Correctness: The model and empirical method is correct.

Clarity: Clear overall. The structure of the description can be improved though. (See weaknesses)

Relation to Prior Work: Discussion on some important related works are missing (see Weaknesses)

Reproducibility: Yes

Additional Feedback:

Review 4

Summary and Contributions: This submission tackles to mitigate the data scarcity in the few-shot learning problem. This work proposes a variational memory-based prototype network that uses probabilistic prototype representation rather than deterministic one in ProtoNet [59]. The proposed method can be viewed as a non-trivial extension of ProtoNet. This idea is reasonable because, in the scarce data regime, uncertainty would be non-negligible, and also rare class data can be effectively dealt with long term memory. The proposed algorithm derivation is clear and intuitive. Also, they demonstrate the effectiveness of the proposed method successfully. It would have been complete if the authors follow the standard benchmark protocol, e.g., 20-way experiments are missed. =========== updated after rebuttal =========== This reviewer has read all the other review comments and the rebuttal, and found that all the questions and concerns are well dealt with by the authors' rebuttal. I still believe that this work has its potential value sufficient to report in the community by showing that uncertainty modeling and latent parameterization by semantic memory effectively improve ProtoNet in the few-shot recognition. Thus, this reviewer votes for acceptance of this work, and increase the score. While this work is interesting, as pointed by other reviewers, the paper description, structure, and details should be improved because the missing details or ambiguous descriptions raise most of the concerns. Thus, the authors should reflect all the comments and put efforts to resolve the concerns in the camera-ready. Also, it would have been stronger if the analysis is more through to understand where the performance improvement specifically comes from.
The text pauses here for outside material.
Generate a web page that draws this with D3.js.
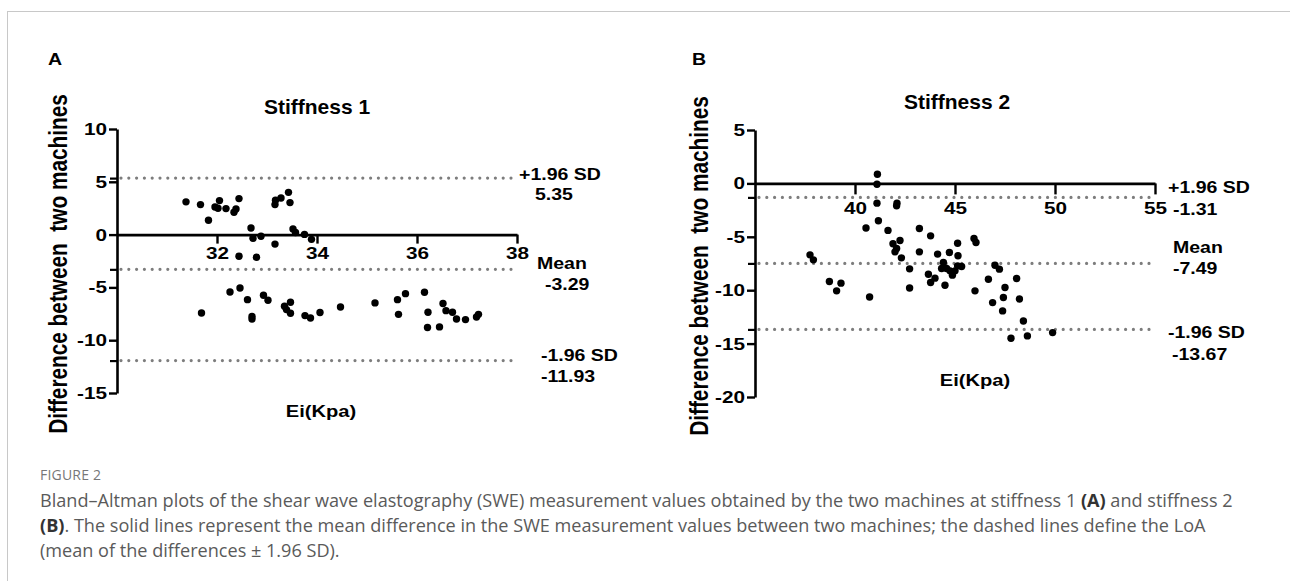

Strengths: - Hierarchical and probabilistic design of ProtoNet - Noticeable performance improvement and favorable performance against the state-of-the-art methods. - The technical design is well-motivated

Weaknesses: - 20-shot experiments are completely missing, which have been evaluated from the prior arts. - Missing reference (see below)
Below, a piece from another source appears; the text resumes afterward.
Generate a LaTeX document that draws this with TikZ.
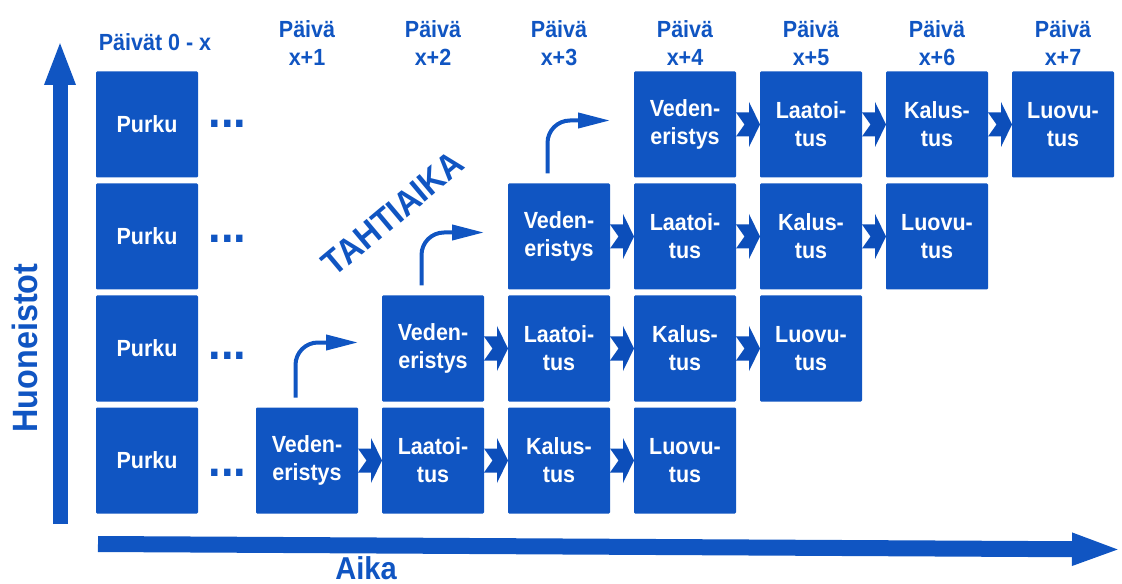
\documentclass[tikz,border=0pt]{standalone}
\usepackage{fontspec}
\setmainfont{Liberation Sans}[FakeStretch=0.92]
\usetikzlibrary{arrows.meta}
\definecolor{boxblue}{RGB}{16,85,194}
\definecolor{chevblue}{RGB}{12,78,186}
\tikzset{work/.style={fill=boxblue,rounded corners=0.6pt,minimum width=2.04cm,minimum height=2.12cm,
                      inner sep=0pt,outer sep=0pt,align=center,text=white,font=\fontsize{13.3}{16}\selectfont\bfseries},
         day/.style={anchor=north,inner sep=0pt,align=center,text=boxblue,font=\fontsize{13.3}{16}\selectfont\bfseries},
         more/.style={anchor=base,inner sep=0pt,text=boxblue,font=\fontsize{28}{28}\selectfont\bfseries},
         big/.style={inner sep=0pt,text=boxblue,font=\fontsize{20}{24}\selectfont\bfseries},
         hop/.style={draw=boxblue,line width=0.08cm,rounded corners=0.45cm,-{Triangle[length=0.64cm,width=0.3cm]}}}
% notched arrow between two boxes of a row
\newcommand{\chev}[2]{\fill[chevblue]([yshift=0.24cm]#1.east)--([xshift=-0.22cm,yshift=0.24cm]#2.west)
   --([xshift=-0.22cm,yshift=0.45cm]#2.west)--(#2.west)--([xshift=-0.22cm,yshift=-0.45cm]#2.west)
   --([xshift=-0.22cm,yshift=-0.24cm]#2.west)--([yshift=-0.24cm]#1.east)--([xshift=0.17cm]#1.east)--cycle;}

\begin{document}
\begin{tikzpicture}
        \useasboundingbox (0,0) rectangle (22.44,11.66);

        % days
        \node[day](d0)at(3.10,11.00){Päivät 0 - x};
        \node[day](d1)at(6.14,11.26){Päivä\\x+1};
        \node[day](d2)at(8.66,11.26){Päivä\\x+2};
        \node[day](d3)at(11.18,11.26){Päivä\\x+3};
        \node[day](d4)at(13.70,11.26){Päivä\\x+4};
        \node[day](d5)at(16.22,11.26){Päivä\\x+5};
        \node[day](d6)at(18.74,11.26){Päivä\\x+6};
        \node[day](d7)at(21.26,11.26){Päivä\\x+7};

        % apartment 1
        \node[work](p1)at(2.94,2.45){Purku};
        \node[work](v1)at(6.14,2.45){Veden-\\eristys};
        \node[work](l1)at(8.66,2.45){Laatoi-\\tus};
        \node[work](k1)at(11.18,2.45){Kalus-\\tus};
        \node[work](u1)at(13.70,2.45){Luovu-\\tus};
        % apartment 2
        \node[work](p2)at(2.94,4.69){Purku};
        \node[work](v2)at(8.66,4.69){Veden-\\eristys};
        \node[work](l2)at(11.18,4.69){Laatoi-\\tus};
        \node[work](k2)at(13.70,4.69){Kalus-\\tus};
        \node[work](u2)at(16.22,4.69){Luovu-\\tus};
        % apartment 3
        \node[work](p3)at(2.94,6.93){Purku};
        \node[work](v3)at(11.18,6.93){Veden-\\eristys};
        \node[work](l3)at(13.70,6.93){Laatoi-\\tus};
        \node[work](k3)at(16.22,6.93){Kalus-\\tus};
        \node[work](u3)at(18.74,6.93){Luovu-\\tus};
        % apartment 4
        \node[work](p4)at(2.94,9.17){Purku};
        \node[work](v4)at(13.70,9.17){Veden-\\eristys};
        \node[work](l4)at(16.22,9.17){Laatoi-\\tus};
        \node[work](k4)at(18.74,9.17){Kalus-\\tus};
        \node[work](u4)at(21.26,9.17){Luovu-\\tus};

        \node[more](m1)at(4.55,2.14){...};
        \node[more](m2)at(4.55,4.46){...};
        \node[more](m3)at(4.55,6.80){...};
        \node[more](m4)at(4.55,9.10){...};

        \chev{v1}{l1}\chev{l1}{k1}\chev{k1}{u1}
        \chev{v2}{l2}\chev{l2}{k2}\chev{k2}{u2}
        \chev{v3}{l3}\chev{l3}{k3}\chev{k3}{u3}
        \chev{v4}{l4}\chev{l4}{k4}\chev{k4}{u4}

        \draw[hop]([xshift=-0.23cm,yshift=0.2cm]v1.north)|-([xshift=-0.48cm,yshift=0.12cm]v2.west);
        \draw[hop]([xshift=-0.23cm,yshift=0.2cm]v2.north)|-([xshift=-0.48cm,yshift=0.08cm]v3.west);
        \draw[hop]([xshift=-0.23cm,yshift=0.2cm]v3.north)|-([xshift=-0.48cm,yshift=0.08cm]v4.west);

        \node[big,rotate=40](takt)at(7.86,7.39){TAHTIAIKA};

        % axes
        \coordinate(h0)at(1.20,1.18);
        \coordinate(h1)at(1.20,10.86);
        \coordinate(a0)at(1.96,0.78);
        \coordinate(a1)at(22.44,0.67);
        \draw[boxblue,line width=0.3cm,-{Triangle[length=0.9cm,width=0.56cm]}](h0)--(h1);
        \draw[boxblue,line width=0.32cm,-{Triangle[length=1.0cm,width=0.58cm]}](a0)--(a1);
        \node[big,rotate=90](hlabel)at(0.49,4.70){Huoneistot};
        \node[big,anchor=base,font=\fontsize{18}{22}\selectfont\bfseries](alabel)at(7.32,0.08){Aika};
    \end{tikzpicture}
\end{document}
Correctness: - The algorithm derivation is well developed.

Clarity: - The paper is written very well.

Relation to Prior Work: - Properly discussed the innovation compared to ProtoNet well. Missing reference: Although this submission is more general and extended work, the following work seems very closely related. [Variational Prototyping-Encoder: One-Shot Learning with Prototypical Images, CVPR2019]

Reproducibility: Yes

Additional Feedback: - As a small suggestion, since the proposed method is good in uncertain data regimes, it may demonstrate more strong advantages of the proposed method if a zero-shot experiment is added as done in ProtoNet. - The authors only show the limited memory size cases. Since the performance trend does not show the saturation yet, it would be informative to show more experiments up to a saturation point. Does it have any computational burden problem? - The proposed method requires two MC samplings. How much do those samplings affect the training time and stability of the training?